++++ DATA ++++

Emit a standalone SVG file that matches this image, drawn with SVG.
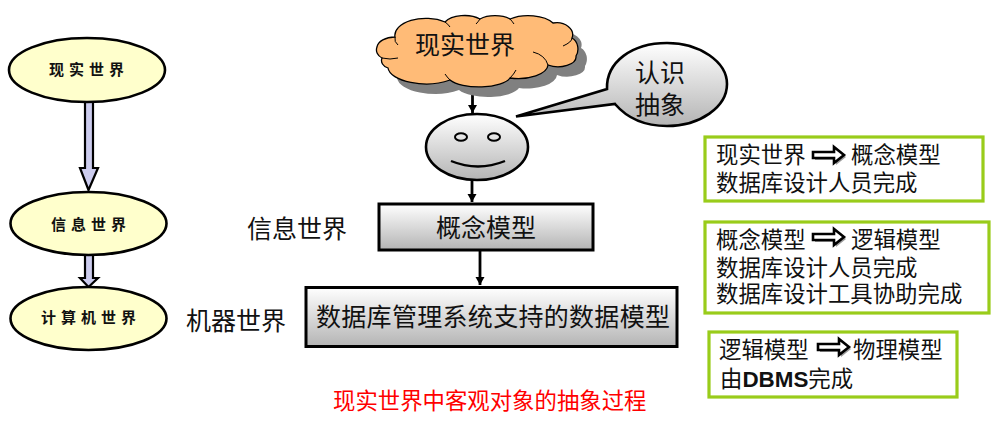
<svg xmlns="http://www.w3.org/2000/svg" width="1002" height="429" viewBox="0 0 1002 429">
<style>
text{font-family:"Noto Sans CJK SC","Liberation Sans",sans-serif;fill:#111}
.t25{font-size:25px}
.t22{font-size:22.4px}
.m{text-anchor:middle}
.hand{font-size:15px;font-weight:700;letter-spacing:5px;text-anchor:middle}
.yel{fill:#ffffcc;stroke:#000;stroke-width:2.6}
.blk{fill:#ccccee;stroke:#000;stroke-width:2.2}
.box{fill:url(#gr);stroke:#000;stroke-width:3}
.gb{fill:#fff;stroke:#99cc1a;stroke-width:3.2}
.con{stroke:#000;stroke-width:2.8;fill:none;marker-end:url(#ah)}
.ha{fill:#fff;stroke:#000;stroke-width:2.6}
.has{fill:#999}
.crease{fill:none;stroke:#000;stroke-width:1}
</style>
<defs>
<linearGradient id="gr" x1="0" y1="0" x2="0" y2="1"><stop offset="0" stop-color="#ffffff"/><stop offset="1" stop-color="#b4b4b4"/></linearGradient>
<marker id="ah" markerUnits="userSpaceOnUse" markerWidth="10" markerHeight="10" refX="8" refY="4.500" orient="auto"><path d="M0 0L8 4.500L0 9Z" fill="#000"/></marker>
<path id="cl" d="M377 47A18 11 0 0 1 395 37A31 17 0 0 1 445 22A22 12 0 0 1 480 19A20 10 0 0 1 510 19A28 14 0 0 1 553 23A16 12 0 0 1 572 38A10 12 0 0 1 576 56A18 10 0 0 1 548 65A30 14 0 0 1 510 78A32 12 0 0 1 450 80A38 17 0 0 1 388 68A10 8 0 0 1 382 58A10 9 0 0 1 377 47Z"/>
<path id="ha" d="M0 -3H21V-8L31 0L21 8V3H0Z"/>
</defs>

<g id="connectors">
<path class="blk" d="M85 102H93V168H98L88.500 190L80 168H85Z"/>
<path class="blk" d="M85 255H93V278H98L88.500 287L80 278H85Z"/>
<path class="con" d="M472.500 90V113"/>
<path class="con" d="M472 180V202"/>
<path class="con" d="M480 251V285"/>
</g>

<g id="n-real"><ellipse class="yel" cx="87" cy="70" rx="78" ry="32"/><text class="hand" x="89" y="75">现实世界</text></g>
<g id="n-info"><ellipse class="yel" cx="88.500" cy="223.500" rx="78" ry="31.500"/><text class="hand" x="91" y="230">信息世界</text></g>
<g id="n-machine"><ellipse class="yel" cx="88.500" cy="318.500" rx="78" ry="31.500"/><text class="hand" x="91" y="323">计算机世界</text></g>

<g id="n-cloud">
<use href="#cl" transform="translate(9 10)" fill="#808080"/>
<use href="#cl" fill="#ffbb77" stroke="#000" stroke-width="1.300"/>
<path class="crease" d="M548 65Q545 55 533 52M572 38Q572 42 563 46M382 58Q390 60 398 58M395 37Q394 42 398 45M445 22Q448 24 450 27M480 19Q478 22 476 24M510 19Q512 21 514 24M450 80Q447 77 445 74M510 78Q514 74 516 70"/>
<text class="t25" x="415" y="54">现实世界</text>
</g>

<g id="n-callout">
<path d="M516 116.500L607 89C606 62 632 43 667 43C700 43 727 62 727 84C727 107 700 126 667 126C645 126 627 118 615 104Z" fill="url(#gr)" stroke="#000" stroke-width="2.600"/>
<text class="t25" x="635" y="82">认识</text>
<text class="t25" x="635" y="114">抽象</text>
</g>

<g id="n-face">
<ellipse cx="477" cy="147" rx="51" ry="33" fill="url(#gr)" stroke="#000" stroke-width="2.600"/>
<ellipse cx="461" cy="137" rx="6" ry="3.800" fill="none" stroke="#000" stroke-width="2"/>
<ellipse cx="494" cy="137" rx="6" ry="3.800" fill="none" stroke="#000" stroke-width="2"/>
<path d="M451 161Q478 172 505 161" fill="none" stroke="#000" stroke-width="2.400"/>
</g>

<g id="n-concept"><rect class="box" x="379" y="204" width="214" height="46"/><text class="t25 m" x="486" y="237">概念模型</text></g>
<g id="n-dbms"><rect class="box" x="306" y="287.500" width="371" height="59"/><text class="t25" x="316" y="326" textLength="354">数据库管理系统支持的数据模型</text></g>

<text class="t25" x="247" y="238">信息世界</text>
<text class="t25" x="186" y="330">机器世界</text>

<g id="n-b1">
<rect class="gb" x="705" y="137" width="278" height="64"/>
<text class="t22" x="716" y="163">现实世界</text>
<use href="#ha" class="has" transform="translate(815 157)"/>
<use href="#ha" class="ha" transform="translate(813 155)"/>
<text class="t22" x="851" y="163">概念模型</text>
<text class="t22" x="716" y="191">数据库设计人员完成</text>
</g>

<g id="n-b2">
<rect class="gb" x="705" y="222" width="284" height="91"/>
<text class="t22" x="716" y="248">概念模型</text>
<use href="#ha" class="has" transform="translate(815 239)"/>
<use href="#ha" class="ha" transform="translate(813 237)"/>
<text class="t22" x="851" y="248">逻辑模型</text>
<text class="t22" x="716" y="276">数据库设计人员完成</text>
<text class="t22" x="716" y="302">数据库设计工具协助完成</text>
</g>

<g id="n-b3">
<rect class="gb" x="709" y="332" width="248" height="65"/>
<text class="t22" x="719" y="358">逻辑模型</text>
<use href="#ha" class="has" transform="translate(820 349)"/>
<use href="#ha" class="ha" transform="translate(818 347)"/>
<text class="t22" x="853" y="358">物理模型</text>
<text class="t22" x="720" y="387">由<tspan font-family="Liberation Sans" font-weight="bold">DBMS</tspan>完成</text>
</g>

<text class="t22" x="333" y="409" style="fill:#ff0000">现实世界中客观对象的抽象过程</text>
</svg>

++++

* TASK TO COMPLETE: Reproduce each line exactly, please, except for any pictures.

* TASK SOLUTION:
Emit a standalone SVG file that matches this image, drawn with SVG.
<svg xmlns="http://www.w3.org/2000/svg" width="1002" height="429" viewBox="0 0 1002 429">
<style>
text{font-family:"Noto Sans CJK SC","Liberation Sans",sans-serif;fill:#111}
.t25{font-size:25px}
.t22{font-size:22.4px}
.m{text-anchor:middle}
.hand{font-size:15px;font-weight:700;letter-spacing:5px;text-anchor:middle}
.yel{fill:#ffffcc;stroke:#000;stroke-width:2.6}
.blk{fill:#ccccee;stroke:#000;stroke-width:2.2}
.box{fill:url(#gr);stroke:#000;stroke-width:3}
.gb{fill:#fff;stroke:#99cc1a;stroke-width:3.2}
.con{stroke:#000;stroke-width:2.8;fill:none;marker-end:url(#ah)}
.ha{fill:#fff;stroke:#000;stroke-width:2.6}
.has{fill:#999}
.crease{fill:none;stroke:#000;stroke-width:1}
</style>
<defs>
<linearGradient id="gr" x1="0" y1="0" x2="0" y2="1"><stop offset="0" stop-color="#ffffff"/><stop offset="1" stop-color="#b4b4b4"/></linearGradient>
<marker id="ah" markerUnits="userSpaceOnUse" markerWidth="10" markerHeight="10" refX="8" refY="4.500" orient="auto"><path d="M0 0L8 4.500L0 9Z" fill="#000"/></marker>
<path id="cl" d="M377 47A18 11 0 0 1 395 37A31 17 0 0 1 445 22A22 12 0 0 1 480 19A20 10 0 0 1 510 19A28 14 0 0 1 553 23A16 12 0 0 1 572 38A10 12 0 0 1 576 56A18 10 0 0 1 548 65A30 14 0 0 1 510 78A32 12 0 0 1 450 80A38 17 0 0 1 388 68A10 8 0 0 1 382 58A10 9 0 0 1 377 47Z"/>
<path id="ha" d="M0 -3H21V-8L31 0L21 8V3H0Z"/>
</defs>

<g id="connectors">
<path class="blk" d="M85 102H93V168H98L88.500 190L80 168H85Z"/>
<path class="blk" d="M85 255H93V278H98L88.500 287L80 278H85Z"/>
<path class="con" d="M472.500 90V113"/>
<path class="con" d="M472 180V202"/>
<path class="con" d="M480 251V285"/>
</g>

<g id="n-real"><ellipse class="yel" cx="87" cy="70" rx="78" ry="32"/><text class="hand" x="89" y="75">现实世界</text></g>
<g id="n-info"><ellipse class="yel" cx="88.500" cy="223.500" rx="78" ry="31.500"/><text class="hand" x="91" y="230">信息世界</text></g>
<g id="n-machine"><ellipse class="yel" cx="88.500" cy="318.500" rx="78" ry="31.500"/><text class="hand" x="91" y="323">计算机世界</text></g>

<g id="n-cloud">
<use href="#cl" transform="translate(9 10)" fill="#808080"/>
<use href="#cl" fill="#ffbb77" stroke="#000" stroke-width="1.300"/>
<path class="crease" d="M548 65Q545 55 533 52M572 38Q572 42 563 46M382 58Q390 60 398 58M395 37Q394 42 398 45M445 22Q448 24 450 27M480 19Q478 22 476 24M510 19Q512 21 514 24M450 80Q447 77 445 74M510 78Q514 74 516 70"/>
<text class="t25" x="415" y="54">现实世界</text>
</g>

<g id="n-callout">
<path d="M516 116.500L607 89C606 62 632 43 667 43C700 43 727 62 727 84C727 107 700 126 667 126C645 126 627 118 615 104Z" fill="url(#gr)" stroke="#000" stroke-width="2.600"/>
<text class="t25" x="635" y="82">认识</text>
<text class="t25" x="635" y="114">抽象</text>
</g>

<g id="n-face">
<ellipse cx="477" cy="147" rx="51" ry="33" fill="url(#gr)" stroke="#000" stroke-width="2.600"/>
<ellipse cx="461" cy="137" rx="6" ry="3.800" fill="none" stroke="#000" stroke-width="2"/>
<ellipse cx="494" cy="137" rx="6" ry="3.800" fill="none" stroke="#000" stroke-width="2"/>
<path d="M451 161Q478 172 505 161" fill="none" stroke="#000" stroke-width="2.400"/>
</g>

<g id="n-concept"><rect class="box" x="379" y="204" width="214" height="46"/><text class="t25 m" x="486" y="237">概念模型</text></g>
<g id="n-dbms"><rect class="box" x="306" y="287.500" width="371" height="59"/><text class="t25" x="316" y="326" textLength="354">数据库管理系统支持的数据模型</text></g>

<text class="t25" x="247" y="238">信息世界</text>
<text class="t25" x="186" y="330">机器世界</text>

<g id="n-b1">
<rect class="gb" x="705" y="137" width="278" height="64"/>
<text class="t22" x="716" y="163">现实世界</text>
<use href="#ha" class="has" transform="translate(815 157)"/>
<use href="#ha" class="ha" transform="translate(813 155)"/>
<text class="t22" x="851" y="163">概念模型</text>
<text class="t22" x="716" y="191">数据库设计人员完成</text>
</g>

<g id="n-b2">
<rect class="gb" x="705" y="222" width="284" height="91"/>
<text class="t22" x="716" y="248">概念模型</text>
<use href="#ha" class="has" transform="translate(815 239)"/>
<use href="#ha" class="ha" transform="translate(813 237)"/>
<text class="t22" x="851" y="248">逻辑模型</text>
<text class="t22" x="716" y="276">数据库设计人员完成</text>
<text class="t22" x="716" y="302">数据库设计工具协助完成</text>
</g>

<g id="n-b3">
<rect class="gb" x="709" y="332" width="248" height="65"/>
<text class="t22" x="719" y="358">逻辑模型</text>
<use href="#ha" class="has" transform="translate(820 349)"/>
<use href="#ha" class="ha" transform="translate(818 347)"/>
<text class="t22" x="853" y="358">物理模型</text>
<text class="t22" x="720" y="387">由<tspan font-family="Liberation Sans" font-weight="bold">DBMS</tspan>完成</text>
</g>

<text class="t22" x="333" y="409" style="fill:#ff0000">现实世界中客观对象的抽象过程</text>
</svg>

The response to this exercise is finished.